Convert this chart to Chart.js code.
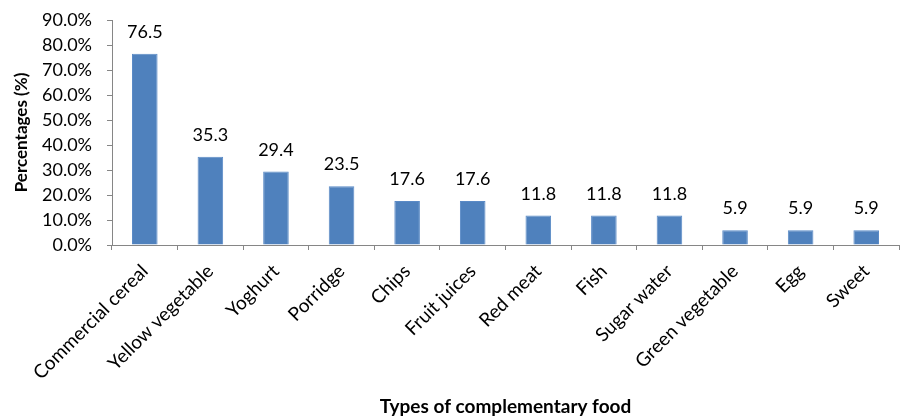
<!DOCTYPE html>
<html>
<head>
<meta charset="utf-8">
<script src="https://cdn.jsdelivr.net/npm/chart.js@4"></script>
<style>
html,body{margin:0;padding:0;background:#fff;}
#wrap{width:901px;height:420px;position:relative;}
</style>
</head>
<body>
<div id="wrap"><canvas id="c" width="901" height="420"></canvas></div>
<script>
const categories = ["Commercial cereal","Yellow vegetable","Yoghurt","Porridge","Chips","Fruit juices","Red meat","Fish","Sugar water","Green vegetable","Egg","Sweet"];
const percentages = [76.5,35.3,29.4,23.5,17.6,17.6,11.8,11.8,11.8,5.9,5.9,5.9];
const yTicks = [0,10,20,30,40,50,60,70,80,90];
const xTitle = "Types of complementary food";
const yTitle = "Percentages (%)";

const FONT = "Lato, 'Open Sans', sans-serif";

const valueLabels = {
  id: 'valueLabels',
  afterDatasetsDraw(chart) {
    const ctx = chart.ctx;
    const meta = chart.getDatasetMeta(0);
    ctx.save();
    ctx.font = "18px " + FONT;
    ctx.fillStyle = "#000";
    ctx.textAlign = "center";
    ctx.textBaseline = "alphabetic";
    meta.data.forEach((bar, i) => {
      ctx.fillText(percentages[i].toFixed(1), bar.x, bar.y - 16);
    });
    ctx.restore();
  }
};

new Chart(document.getElementById('c'), {
  type: 'bar',
  data: {
    labels: categories,
    datasets: [{
      data: percentages,
      backgroundColor: '#4F81BD',
      borderColor: '#5A8AC6',
      borderWidth: 1,
      categoryPercentage: 1,
      barPercentage: 0.39
    }]
  },
  options: {
    responsive: false,
    animation: false,
    devicePixelRatio: 1,
    layout: { padding: { left: 0, right: 2, top: 20, bottom: 0 } },
    plugins: { legend: { display: false }, tooltip: { enabled: false } },
    scales: {
      x: {
        grid: { display: true, drawOnChartArea: false, color: '#868686', tickLength: 5, offset: true, tickColor: '#868686' },
        border: { color: '#868686', width: 1 },
        ticks: { color: '#000', font: { family: FONT, size: 19 }, minRotation: 45, maxRotation: 45, autoSkip: false, padding: 10 },
        title: { display: true, text: xTitle, color: '#000', font: { family: FONT, size: 19, weight: 'bold' }, padding: { top: 4, bottom: 2 } },
        afterFit(s) { s.height = 175; s.paddingLeft = 0; s.paddingRight = 0; }
      },
      y: {
        min: 0, max: 90,
        afterBuildTicks(s) { s.ticks = yTicks.map(v => ({ value: v })); },
        grid: { display: true, drawOnChartArea: false, color: '#868686', tickLength: 5 },
        border: { color: '#868686', width: 1 },
        ticks: { color: '#000', font: { family: FONT, size: 18 }, padding: 15, autoSkip: false, callback: v => v.toFixed(1) + '%' },
        title: { display: true, text: yTitle, color: '#000', font: { family: FONT, size: 17, weight: 'bold' }, padding: { top: 11, bottom: 4 } },
        afterFit(s) { s.width = 112; s.paddingTop = 0; s.paddingBottom = 0; }
      }
    }
  },
  plugins: [valueLabels]
});
</script>
</body>
</html>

* _The exercise_: Repeat the material above verbatim. Leave the pictures behind.

* _Final result_:
Convert this chart to Chart.js code.
<!DOCTYPE html>
<html>
<head>
<meta charset="utf-8">
<script src="https://cdn.jsdelivr.net/npm/chart.js@4"></script>
<style>
html,body{margin:0;padding:0;background:#fff;}
#wrap{width:901px;height:420px;position:relative;}
</style>
</head>
<body>
<div id="wrap"><canvas id="c" width="901" height="420"></canvas></div>
<script>
const categories = ["Commercial cereal","Yellow vegetable","Yoghurt","Porridge","Chips","Fruit juices","Red meat","Fish","Sugar water","Green vegetable","Egg","Sweet"];
const percentages = [76.5,35.3,29.4,23.5,17.6,17.6,11.8,11.8,11.8,5.9,5.9,5.9];
const yTicks = [0,10,20,30,40,50,60,70,80,90];
const xTitle = "Types of complementary food";
const yTitle = "Percentages (%)";

const FONT = "Lato, 'Open Sans', sans-serif";

const valueLabels = {
  id: 'valueLabels',
  afterDatasetsDraw(chart) {
    const ctx = chart.ctx;
    const meta = chart.getDatasetMeta(0);
    ctx.save();
    ctx.font = "18px " + FONT;
    ctx.fillStyle = "#000";
    ctx.textAlign = "center";
    ctx.textBaseline = "alphabetic";
    meta.data.forEach((bar, i) => {
      ctx.fillText(percentages[i].toFixed(1), bar.x, bar.y - 16);
    });
    ctx.restore();
  }
};

new Chart(document.getElementById('c'), {
  type: 'bar',
  data: {
    labels: categories,
    datasets: [{
      data: percentages,
      backgroundColor: '#4F81BD',
      borderColor: '#5A8AC6',
      borderWidth: 1,
      categoryPercentage: 1,
      barPercentage: 0.39
    }]
  },
  options: {
    responsive: false,
    animation: false,
    devicePixelRatio: 1,
    layout: { padding: { left: 0, right: 2, top: 20, bottom: 0 } },
    plugins: { legend: { display: false }, tooltip: { enabled: false } },
    scales: {
      x: {
        grid: { display: true, drawOnChartArea: false, color: '#868686', tickLength: 5, offset: true, tickColor: '#868686' },
        border: { color: '#868686', width: 1 },
        ticks: { color: '#000', font: { family: FONT, size: 19 }, minRotation: 45, maxRotation: 45, autoSkip: false, padding: 10 },
        title: { display: true, text: xTitle, color: '#000', font: { family: FONT, size: 19, weight: 'bold' }, padding: { top: 4, bottom: 2 } },
        afterFit(s) { s.height = 175; s.paddingLeft = 0; s.paddingRight = 0; }
      },
      y: {
        min: 0, max: 90,
        afterBuildTicks(s) { s.ticks = yTicks.map(v => ({ value: v })); },
        grid: { display: true, drawOnChartArea: false, color: '#868686', tickLength: 5 },
        border: { color: '#868686', width: 1 },
        ticks: { color: '#000', font: { family: FONT, size: 18 }, padding: 15, autoSkip: false, callback: v => v.toFixed(1) + '%' },
        title: { display: true, text: yTitle, color: '#000', font: { family: FONT, size: 17, weight: 'bold' }, padding: { top: 11, bottom: 4 } },
        afterFit(s) { s.width = 112; s.paddingTop = 0; s.paddingBottom = 0; }
      }
    }
  },
  plugins: [valueLabels]
});
</script>
</body>
</html>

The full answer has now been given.